Regulations on Diesel Affect Mining, Construction, and Agriculture

The regulations on diesel emissions that were passed by the EPA (Environmental Protection Agency) back in 2010 have, no doubt, affected the commercial trucking industry. While these changes are positive, they did create a need for the use of a new products and procedures. Now this same effect looks to create a similar reaction in the construction and agricultural industries.


Tractor and Harvester in field

2014: A Year for DEF

If you read the last article we published on this topic, then you’ll know all about the new plans for selective catalytic reduction (SCR) systems. As of this year, SCR systems are required in all off-highway vehicles. A vast majority of the diesel vehicles that fall under this distinction belong to three primary industries: mining, construction, and agriculture.

This new regulation on diesel emission management has created the need for DEF (diesel exhaust fluid) in vehicles beyond the common commercial truck. Now backhoes, tractors, dump trucks, combines, large generators, bulldozers, and myriad of other equipment and vehicles have to use SCR systems requiring DEF.
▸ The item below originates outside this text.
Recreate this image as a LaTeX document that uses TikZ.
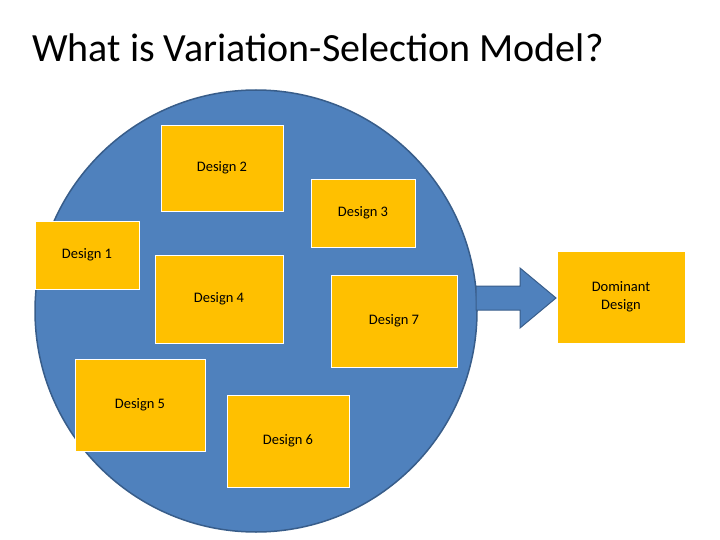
\documentclass[tikz,border=0pt]{standalone}
\usepackage{fontspec}
\setmainfont{Carlito}
\definecolor{poolblue}{HTML}{4F81BD}
\definecolor{pooledge}{HTML}{385D8A}
\definecolor{boxgold}{HTML}{FFC000}

\begin{document}
\begin{tikzpicture}[x=1pt,y=-1pt,
	design/.style={fill=boxgold, draw=white, line width=.6pt, inner sep=0pt, font=\fontsize{14.5}{18}\selectfont, align=center}]
	\useasboundingbox (0,0) rectangle (720,540);
	%title
	\node[anchor=west, inner sep=0pt, font=\fontsize{40}{46}\selectfont] (title) at (32,48) {What is Variation-Selection Model?};
	%the pool of designs
	\fill[poolblue, draw=pooledge, line width=1.5pt] (256,311) circle (221);
	%designs placed by hand
	\node[design, minimum width=122, minimum height=86] (d2) at (222,168) {Design 2};
	\node[design, minimum width=104, minimum height=68] (d3) at (363,213) {Design 3};
	\node[design, minimum width=104, minimum height=68] (d1) at (87,255) {Design 1};
	\node[design, minimum width=128, minimum height=88] (d4) at (219,299) {Design 4};
	\node[design, minimum width=126, minimum height=92] (d7) at (394,321) {Design 7};
	\node[design, minimum width=130, minimum height=92] (d5) at (140,405) {Design 5};
	\node[design, minimum width=122, minimum height=92] (d6) at (288,441) {Design 6};
	\node[design, minimum width=128, minimum height=92] (dom) at (621,297) {Dominant\\Design};
	%% selection arrow
	\draw[fill=poolblue, draw=pooledge, line width=1pt] (476,286) -- (520,286) -- (520,268) -- (556,298)
		-- (520,328) -- (520,310) -- (476,310) -- cycle;
\end{tikzpicture}
\end{document}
With the higher demand of DEF and the need to keep large quantities on hand, construction, mining, and agricultural companies have to learn and implement all the best practices associated with DEF. For example, DEF has limitations when it comes to proper storage.

DEF is a non-hazardous, liquid material used in SCR systems to minimize toxic emissions from diesel engines. When in storage and transportation, however, this liquid needs to be kept away from possible contaminants and at the proper temperature to ensure it maintains its usual shelf life. The ideal temperature for DEF is above freezing. Since DEF is most often stored outdoors in tanks and vats, this means that companies will need to harbor heating solutions for their DEF storage.


Excavator on job site

DEF Heating Solutions

Thankfully, third-party vendors have been providing solutions for DEF freeze protection nearly as long as DEF has been around.  The proper solution for DEF freeze protection should offer an even and consistent distribution of heat to the entire surface area of the storage unit. This will ensure that your DEF isn’t overheated in one spot while being under heated in another. After all, DEF should never be over 86° F, or its characteristics could be compromised.

Additionally, you need a solution that will fit the common DEF storage unit, both insulating and heating at the same time. Thermostatic controls are also important, allowing you to set the proper temperature range without worrying about overheating. And ultimately, you need to work with a vendor that can offer a customized solution, should you ever need to cover and heat an uncommon storage unit.